[Begin]
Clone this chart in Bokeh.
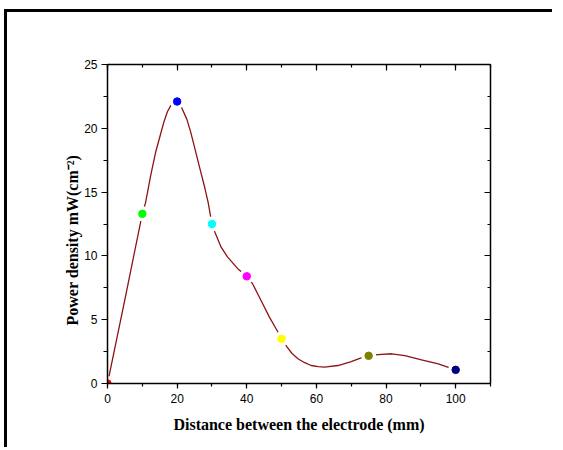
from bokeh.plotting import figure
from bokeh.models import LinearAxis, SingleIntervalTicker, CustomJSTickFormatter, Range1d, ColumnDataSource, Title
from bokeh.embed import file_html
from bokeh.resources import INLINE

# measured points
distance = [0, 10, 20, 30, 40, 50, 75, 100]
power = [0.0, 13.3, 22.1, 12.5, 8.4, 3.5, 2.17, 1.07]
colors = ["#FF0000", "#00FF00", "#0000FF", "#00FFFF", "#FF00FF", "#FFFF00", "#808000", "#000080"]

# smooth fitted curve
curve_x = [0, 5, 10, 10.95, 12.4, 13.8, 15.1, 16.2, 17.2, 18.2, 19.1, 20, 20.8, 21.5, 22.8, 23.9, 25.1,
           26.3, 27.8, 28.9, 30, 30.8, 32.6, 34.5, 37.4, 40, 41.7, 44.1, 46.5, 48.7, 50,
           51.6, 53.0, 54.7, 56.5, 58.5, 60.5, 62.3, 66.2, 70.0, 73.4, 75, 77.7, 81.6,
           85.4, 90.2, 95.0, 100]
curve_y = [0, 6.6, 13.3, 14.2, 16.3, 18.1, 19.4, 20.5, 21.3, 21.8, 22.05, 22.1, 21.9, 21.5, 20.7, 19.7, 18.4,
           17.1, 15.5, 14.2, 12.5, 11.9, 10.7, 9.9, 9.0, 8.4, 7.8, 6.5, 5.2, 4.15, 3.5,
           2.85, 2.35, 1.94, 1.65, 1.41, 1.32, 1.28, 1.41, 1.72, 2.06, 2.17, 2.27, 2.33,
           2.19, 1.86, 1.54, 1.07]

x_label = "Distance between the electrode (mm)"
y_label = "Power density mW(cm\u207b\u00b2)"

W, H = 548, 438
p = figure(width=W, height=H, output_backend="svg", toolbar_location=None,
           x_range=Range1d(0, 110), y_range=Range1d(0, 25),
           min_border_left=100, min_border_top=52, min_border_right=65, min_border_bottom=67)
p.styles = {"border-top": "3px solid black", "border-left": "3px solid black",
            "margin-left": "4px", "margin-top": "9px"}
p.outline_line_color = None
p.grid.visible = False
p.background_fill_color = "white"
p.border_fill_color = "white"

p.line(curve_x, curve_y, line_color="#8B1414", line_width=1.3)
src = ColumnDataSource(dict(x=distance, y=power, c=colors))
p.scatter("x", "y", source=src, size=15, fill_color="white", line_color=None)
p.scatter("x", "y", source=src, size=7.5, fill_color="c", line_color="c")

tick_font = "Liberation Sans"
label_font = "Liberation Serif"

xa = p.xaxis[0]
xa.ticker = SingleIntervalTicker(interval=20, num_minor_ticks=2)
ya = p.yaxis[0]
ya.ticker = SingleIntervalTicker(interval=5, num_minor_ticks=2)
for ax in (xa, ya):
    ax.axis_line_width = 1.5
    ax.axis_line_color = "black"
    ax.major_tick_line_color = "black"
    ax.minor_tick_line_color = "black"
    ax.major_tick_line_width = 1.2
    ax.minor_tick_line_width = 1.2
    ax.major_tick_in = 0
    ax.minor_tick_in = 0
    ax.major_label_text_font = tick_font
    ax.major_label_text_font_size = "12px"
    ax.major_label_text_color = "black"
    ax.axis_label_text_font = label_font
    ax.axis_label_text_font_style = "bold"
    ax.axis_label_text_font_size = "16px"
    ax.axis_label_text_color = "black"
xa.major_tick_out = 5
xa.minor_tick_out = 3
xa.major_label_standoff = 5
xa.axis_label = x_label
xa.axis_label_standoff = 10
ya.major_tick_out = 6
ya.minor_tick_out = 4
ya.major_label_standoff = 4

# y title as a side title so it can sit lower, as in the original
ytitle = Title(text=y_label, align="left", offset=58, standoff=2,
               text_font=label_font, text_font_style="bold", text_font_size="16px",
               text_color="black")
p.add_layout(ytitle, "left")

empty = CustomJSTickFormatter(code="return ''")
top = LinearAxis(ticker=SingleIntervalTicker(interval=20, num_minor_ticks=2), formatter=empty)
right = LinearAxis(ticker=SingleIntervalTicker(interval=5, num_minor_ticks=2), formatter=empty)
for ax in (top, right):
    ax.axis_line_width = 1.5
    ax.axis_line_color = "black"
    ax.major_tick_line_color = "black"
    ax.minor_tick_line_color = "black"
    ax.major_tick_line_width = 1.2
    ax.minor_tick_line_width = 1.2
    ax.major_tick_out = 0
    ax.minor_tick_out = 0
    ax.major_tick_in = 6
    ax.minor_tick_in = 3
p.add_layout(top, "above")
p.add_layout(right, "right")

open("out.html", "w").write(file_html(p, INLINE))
[End]
WORK TO COMPLETE: Please write out all of the material above without changing a word, and omit any pictures.

OUTPUT:
Clone this chart in Bokeh.
from bokeh.plotting import figure
from bokeh.models import LinearAxis, SingleIntervalTicker, CustomJSTickFormatter, Range1d, ColumnDataSource, Title
from bokeh.embed import file_html
from bokeh.resources import INLINE

# measured points
distance = [0, 10, 20, 30, 40, 50, 75, 100]
power = [0.0, 13.3, 22.1, 12.5, 8.4, 3.5, 2.17, 1.07]
colors = ["#FF0000", "#00FF00", "#0000FF", "#00FFFF", "#FF00FF", "#FFFF00", "#808000", "#000080"]

# smooth fitted curve
curve_x = [0, 5, 10, 10.95, 12.4, 13.8, 15.1, 16.2, 17.2, 18.2, 19.1, 20, 20.8, 21.5, 22.8, 23.9, 25.1,
           26.3, 27.8, 28.9, 30, 30.8, 32.6, 34.5, 37.4, 40, 41.7, 44.1, 46.5, 48.7, 50,
           51.6, 53.0, 54.7, 56.5, 58.5, 60.5, 62.3, 66.2, 70.0, 73.4, 75, 77.7, 81.6,
           85.4, 90.2, 95.0, 100]
curve_y = [0, 6.6, 13.3, 14.2, 16.3, 18.1, 19.4, 20.5, 21.3, 21.8, 22.05, 22.1, 21.9, 21.5, 20.7, 19.7, 18.4,
           17.1, 15.5, 14.2, 12.5, 11.9, 10.7, 9.9, 9.0, 8.4, 7.8, 6.5, 5.2, 4.15, 3.5,
           2.85, 2.35, 1.94, 1.65, 1.41, 1.32, 1.28, 1.41, 1.72, 2.06, 2.17, 2.27, 2.33,
           2.19, 1.86, 1.54, 1.07]

x_label = "Distance between the electrode (mm)"
y_label = "Power density mW(cm\u207b\u00b2)"

W, H = 548, 438
p = figure(width=W, height=H, output_backend="svg", toolbar_location=None,
           x_range=Range1d(0, 110), y_range=Range1d(0, 25),
           min_border_left=100, min_border_top=52, min_border_right=65, min_border_bottom=67)
p.styles = {"border-top": "3px solid black", "border-left": "3px solid black",
            "margin-left": "4px", "margin-top": "9px"}
p.outline_line_color = None
p.grid.visible = False
p.background_fill_color = "white"
p.border_fill_color = "white"

p.line(curve_x, curve_y, line_color="#8B1414", line_width=1.3)
src = ColumnDataSource(dict(x=distance, y=power, c=colors))
p.scatter("x", "y", source=src, size=15, fill_color="white", line_color=None)
p.scatter("x", "y", source=src, size=7.5, fill_color="c", line_color="c")

tick_font = "Liberation Sans"
label_font = "Liberation Serif"

xa = p.xaxis[0]
xa.ticker = SingleIntervalTicker(interval=20, num_minor_ticks=2)
ya = p.yaxis[0]
ya.ticker = SingleIntervalTicker(interval=5, num_minor_ticks=2)
for ax in (xa, ya):
    ax.axis_line_width = 1.5
    ax.axis_line_color = "black"
    ax.major_tick_line_color = "black"
    ax.minor_tick_line_color = "black"
    ax.major_tick_line_width = 1.2
    ax.minor_tick_line_width = 1.2
    ax.major_tick_in = 0
    ax.minor_tick_in = 0
    ax.major_label_text_font = tick_font
    ax.major_label_text_font_size = "12px"
    ax.major_label_text_color = "black"
    ax.axis_label_text_font = label_font
    ax.axis_label_text_font_style = "bold"
    ax.axis_label_text_font_size = "16px"
    ax.axis_label_text_color = "black"
xa.major_tick_out = 5
xa.minor_tick_out = 3
xa.major_label_standoff = 5
xa.axis_label = x_label
xa.axis_label_standoff = 10
ya.major_tick_out = 6
ya.minor_tick_out = 4
ya.major_label_standoff = 4

# y title as a side title so it can sit lower, as in the original
ytitle = Title(text=y_label, align="left", offset=58, standoff=2,
               text_font=label_font, text_font_style="bold", text_font_size="16px",
               text_color="black")
p.add_layout(ytitle, "left")

empty = CustomJSTickFormatter(code="return ''")
top = LinearAxis(ticker=SingleIntervalTicker(interval=20, num_minor_ticks=2), formatter=empty)
right = LinearAxis(ticker=SingleIntervalTicker(interval=5, num_minor_ticks=2), formatter=empty)
for ax in (top, right):
    ax.axis_line_width = 1.5
    ax.axis_line_color = "black"
    ax.major_tick_line_color = "black"
    ax.minor_tick_line_color = "black"
    ax.major_tick_line_width = 1.2
    ax.minor_tick_line_width = 1.2
    ax.major_tick_out = 0
    ax.minor_tick_out = 0
    ax.major_tick_in = 6
    ax.minor_tick_in = 3
p.add_layout(top, "above")
p.add_layout(right, "right")

open("out.html", "w").write(file_html(p, INLINE))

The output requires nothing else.